Available data:
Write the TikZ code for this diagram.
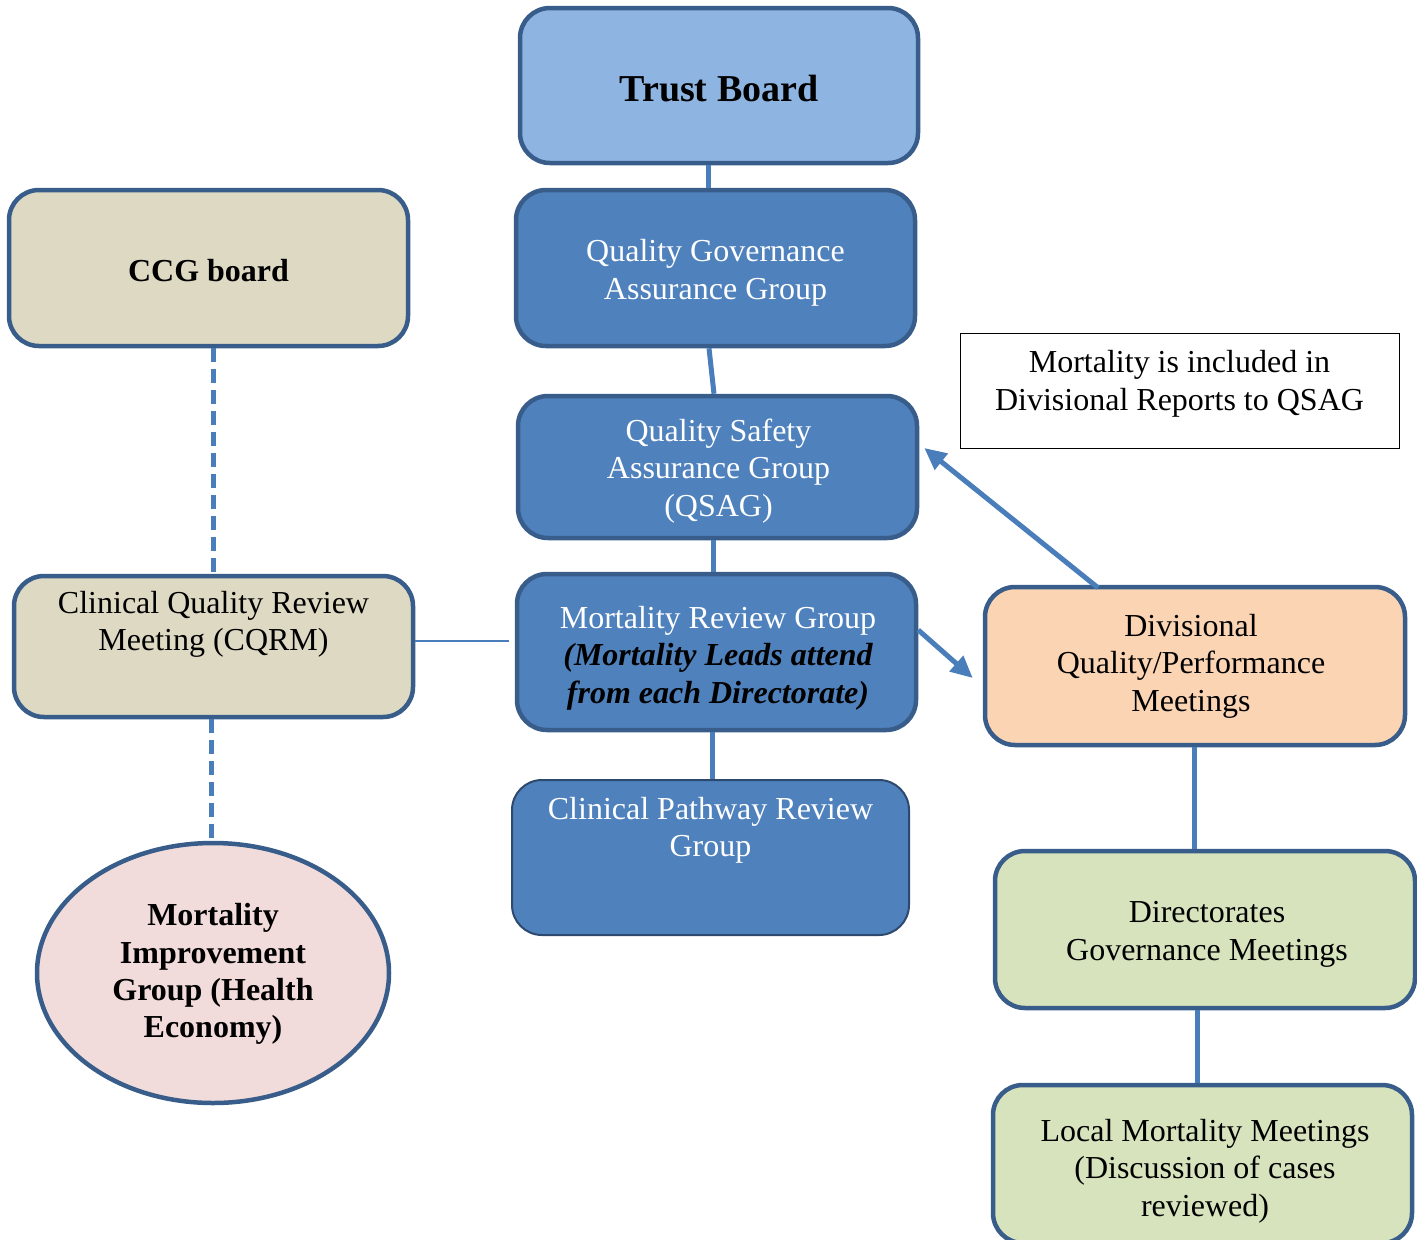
\documentclass[tikz,border=0pt]{standalone}
\usepackage{fontspec}
\setmainfont{Liberation Serif}
\usetikzlibrary{arrows.meta,shapes.geometric}
\definecolor{edgeblue}{HTML}{385D8A}
\definecolor{linkblue}{HTML}{4A7EBB}
\definecolor{midblue}{HTML}{4F81BD}
\definecolor{paleblue}{HTML}{8EB4E2}
\definecolor{tan}{HTML}{DDD9C3}
\definecolor{rose}{HTML}{F2DCDB}
\definecolor{peach}{HTML}{FBD4B4}
\definecolor{sage}{HTML}{D7E3BC}
\tikzset{
  box/.style={draw=edgeblue, line width=4.5pt, rounded corners=30pt, inner sep=0pt},
  bluebox/.style={box, fill=midblue},
  txt/.style={align=center, inner sep=0pt, font=\fontsize{32}{37.5}\selectfont},
  boldtxt/.style={txt, font=\fontsize{32}{37.2}\selectfont\bfseries},
  whitetxt/.style={txt, text=white},
  link/.style={draw=linkblue, line width=5pt},
  dashlink/.style={link, dash pattern=on 14pt off 7pt},
  thinlink/.style={draw=linkblue, line width=1.5pt},
  arrowlink/.style={link, -{Triangle[length=22pt,width=20pt]}},
}
\begin{document}
\begin{tikzpicture}[x=1pt,y=-1pt]
\useasboundingbox (0,0) rectangle (1417,1240);

% centre column: boxes
\node[box, fill=paleblue, minimum width=398pt, minimum height=155pt] (trust) at (719,85.5) {};
\node[bluebox, minimum width=399pt, minimum height=156pt] (qgag) at (715.5,268) {};
\node[bluebox, minimum width=399pt, minimum height=142pt] (qsag) at (717.5,467) {};
\node[bluebox, minimum width=399pt, minimum height=156pt] (mrg) at (716.5,652) {};
\node[bluebox, draw=edgeblue!80!black, line width=2pt, minimum width=397pt,
  minimum height=155pt] (cprg) at (710.5,857.5) {};

% centre column: labels
\node[txt, font=\fontsize{38}{44}\selectfont\bfseries] (trust-t) at (719,88.5) {Trust Board};
\node[whitetxt] (qgag-t) at (715.5,273) {Quality Governance\\Assurance Group};
\node[whitetxt] (qsag-t) at (718.5,471) {Quality Safety\\Assurance Group\\(QSAG)};
\node[whitetxt] (mrg-t) at (718,658)
  {Mortality Review Group\\
   \color{black}\bfseries\itshape (Mortality Leads attend\\
   \color{black}\bfseries\itshape from each Directorate)};
\node[whitetxt] (cprg-t) at (710.5,830.5) {Clinical Pathway Review\\Group};

% left column
\node[box, fill=tan, minimum width=399pt, minimum height=156pt] (ccg) at (208.5,268) {};
\node[boldtxt] (ccg-t) at (208.5,271) {CCG board};
\node[box, fill=tan, minimum width=399pt, minimum height=141pt] (cqrm) at (213.5,646.5) {};
\node[txt] (cqrm-t) at (213.5,624.5) {Clinical Quality Review\\Meeting (CQRM)};
\node[ellipse, draw=edgeblue, line width=4.5pt, fill=rose, inner sep=0pt,
  minimum width=352pt, minimum height=260pt] (mig) at (213,973) {};
\node[boldtxt] (mig-t) at (213,974) {Mortality\\Improvement\\Group (Health\\Economy)};

% right column
\node[draw=black, line width=1pt, fill=white, inner sep=0pt,
  minimum width=439pt, minimum height=115pt] (note) at (1179.5,390.5) {};
\node[txt] (note-t) at (1179.5,384) {Mortality is included in\\Divisional Reports to QSAG};
\node[box, fill=peach, minimum width=420pt, minimum height=158pt] (div) at (1195,666) {};
\node[txt] (div-t) at (1191,666) {Divisional\\Quality/Performance\\Meetings};
\node[box, fill=sage, minimum width=420pt, minimum height=157pt] (dir) at (1205,929.5) {};
\node[txt] (dir-t) at (1207,934.5) {Directorates\\Governance Meetings};
\node[box, fill=sage, minimum width=419pt, minimum height=158pt] (local) at (1202.5,1164) {};
\node[txt] (local-t) at (1205,1171) {Local Mortality Meetings\\(Discussion of cases\\reviewed)};

% connectors
\draw[link] ([xshift=-11pt]trust.south) -- ([xshift=-7.5pt]qgag.north);
\draw[link] ([xshift=-6.5pt]qgag.south) -- ([xshift=-3.5pt]qsag.north);
\draw[link] ([xshift=-4.5pt]qsag.south) -- ([xshift=-3.5pt]mrg.north);
\draw[link] ([xshift=-4.5pt]mrg.south) -- ([xshift=1.5pt]cprg.north);
\draw[dashlink] ([xshift=4.5pt]ccg.south) -- ([xshift=-0.5pt]cqrm.north);
\draw[dashlink] ([xshift=-2.5pt]cqrm.south) -- ([xshift=-2pt]mig.north);
\draw[thinlink] ([yshift=5.5pt]cqrm.east) -- ([xshift=-6pt,yshift=11pt]mrg.west);
\draw[arrowlink] ([yshift=22pt]mrg.east) -- ([xshift=-10pt,yshift=-12pt]div.west);
\draw[arrowlink] ([xshift=-97pt,yshift=-3pt]div.north) -- ([xshift=5pt,yshift=19pt]qsag.east);
\draw[link] ([xshift=-1pt]div.south) -- ([xshift=-11pt]dir.north);
\draw[link] ([xshift=-8pt]dir.south) -- ([xshift=-5.5pt]local.north);
\end{tikzpicture}
\end{document}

What the task requires:
Make an exact copy of the data above, pictures excluded.

Full output:
Write the TikZ code for this diagram.
\documentclass[tikz,border=0pt]{standalone}
\usepackage{fontspec}
\setmainfont{Liberation Serif}
\usetikzlibrary{arrows.meta,shapes.geometric}
\definecolor{edgeblue}{HTML}{385D8A}
\definecolor{linkblue}{HTML}{4A7EBB}
\definecolor{midblue}{HTML}{4F81BD}
\definecolor{paleblue}{HTML}{8EB4E2}
\definecolor{tan}{HTML}{DDD9C3}
\definecolor{rose}{HTML}{F2DCDB}
\definecolor{peach}{HTML}{FBD4B4}
\definecolor{sage}{HTML}{D7E3BC}
\tikzset{
  box/.style={draw=edgeblue, line width=4.5pt, rounded corners=30pt, inner sep=0pt},
  bluebox/.style={box, fill=midblue},
  txt/.style={align=center, inner sep=0pt, font=\fontsize{32}{37.5}\selectfont},
  boldtxt/.style={txt, font=\fontsize{32}{37.2}\selectfont\bfseries},
  whitetxt/.style={txt, text=white},
  link/.style={draw=linkblue, line width=5pt},
  dashlink/.style={link, dash pattern=on 14pt off 7pt},
  thinlink/.style={draw=linkblue, line width=1.5pt},
  arrowlink/.style={link, -{Triangle[length=22pt,width=20pt]}},
}
\begin{document}
\begin{tikzpicture}[x=1pt,y=-1pt]
\useasboundingbox (0,0) rectangle (1417,1240);

% centre column: boxes
\node[box, fill=paleblue, minimum width=398pt, minimum height=155pt] (trust) at (719,85.5) {};
\node[bluebox, minimum width=399pt, minimum height=156pt] (qgag) at (715.5,268) {};
\node[bluebox, minimum width=399pt, minimum height=142pt] (qsag) at (717.5,467) {};
\node[bluebox, minimum width=399pt, minimum height=156pt] (mrg) at (716.5,652) {};
\node[bluebox, draw=edgeblue!80!black, line width=2pt, minimum width=397pt,
  minimum height=155pt] (cprg) at (710.5,857.5) {};

% centre column: labels
\node[txt, font=\fontsize{38}{44}\selectfont\bfseries] (trust-t) at (719,88.5) {Trust Board};
\node[whitetxt] (qgag-t) at (715.5,273) {Quality Governance\\Assurance Group};
\node[whitetxt] (qsag-t) at (718.5,471) {Quality Safety\\Assurance Group\\(QSAG)};
\node[whitetxt] (mrg-t) at (718,658)
  {Mortality Review Group\\
   \color{black}\bfseries\itshape (Mortality Leads attend\\
   \color{black}\bfseries\itshape from each Directorate)};
\node[whitetxt] (cprg-t) at (710.5,830.5) {Clinical Pathway Review\\Group};

% left column
\node[box, fill=tan, minimum width=399pt, minimum height=156pt] (ccg) at (208.5,268) {};
\node[boldtxt] (ccg-t) at (208.5,271) {CCG board};
\node[box, fill=tan, minimum width=399pt, minimum height=141pt] (cqrm) at (213.5,646.5) {};
\node[txt] (cqrm-t) at (213.5,624.5) {Clinical Quality Review\\Meeting (CQRM)};
\node[ellipse, draw=edgeblue, line width=4.5pt, fill=rose, inner sep=0pt,
  minimum width=352pt, minimum height=260pt] (mig) at (213,973) {};
\node[boldtxt] (mig-t) at (213,974) {Mortality\\Improvement\\Group (Health\\Economy)};

% right column
\node[draw=black, line width=1pt, fill=white, inner sep=0pt,
  minimum width=439pt, minimum height=115pt] (note) at (1179.5,390.5) {};
\node[txt] (note-t) at (1179.5,384) {Mortality is included in\\Divisional Reports to QSAG};
\node[box, fill=peach, minimum width=420pt, minimum height=158pt] (div) at (1195,666) {};
\node[txt] (div-t) at (1191,666) {Divisional\\Quality/Performance\\Meetings};
\node[box, fill=sage, minimum width=420pt, minimum height=157pt] (dir) at (1205,929.5) {};
\node[txt] (dir-t) at (1207,934.5) {Directorates\\Governance Meetings};
\node[box, fill=sage, minimum width=419pt, minimum height=158pt] (local) at (1202.5,1164) {};
\node[txt] (local-t) at (1205,1171) {Local Mortality Meetings\\(Discussion of cases\\reviewed)};

% connectors
\draw[link] ([xshift=-11pt]trust.south) -- ([xshift=-7.5pt]qgag.north);
\draw[link] ([xshift=-6.5pt]qgag.south) -- ([xshift=-3.5pt]qsag.north);
\draw[link] ([xshift=-4.5pt]qsag.south) -- ([xshift=-3.5pt]mrg.north);
\draw[link] ([xshift=-4.5pt]mrg.south) -- ([xshift=1.5pt]cprg.north);
\draw[dashlink] ([xshift=4.5pt]ccg.south) -- ([xshift=-0.5pt]cqrm.north);
\draw[dashlink] ([xshift=-2.5pt]cqrm.south) -- ([xshift=-2pt]mig.north);
\draw[thinlink] ([yshift=5.5pt]cqrm.east) -- ([xshift=-6pt,yshift=11pt]mrg.west);
\draw[arrowlink] ([yshift=22pt]mrg.east) -- ([xshift=-10pt,yshift=-12pt]div.west);
\draw[arrowlink] ([xshift=-97pt,yshift=-3pt]div.north) -- ([xshift=5pt,yshift=19pt]qsag.east);
\draw[link] ([xshift=-1pt]div.south) -- ([xshift=-11pt]dir.north);
\draw[link] ([xshift=-8pt]dir.south) -- ([xshift=-5.5pt]local.north);
\end{tikzpicture}
\end{document}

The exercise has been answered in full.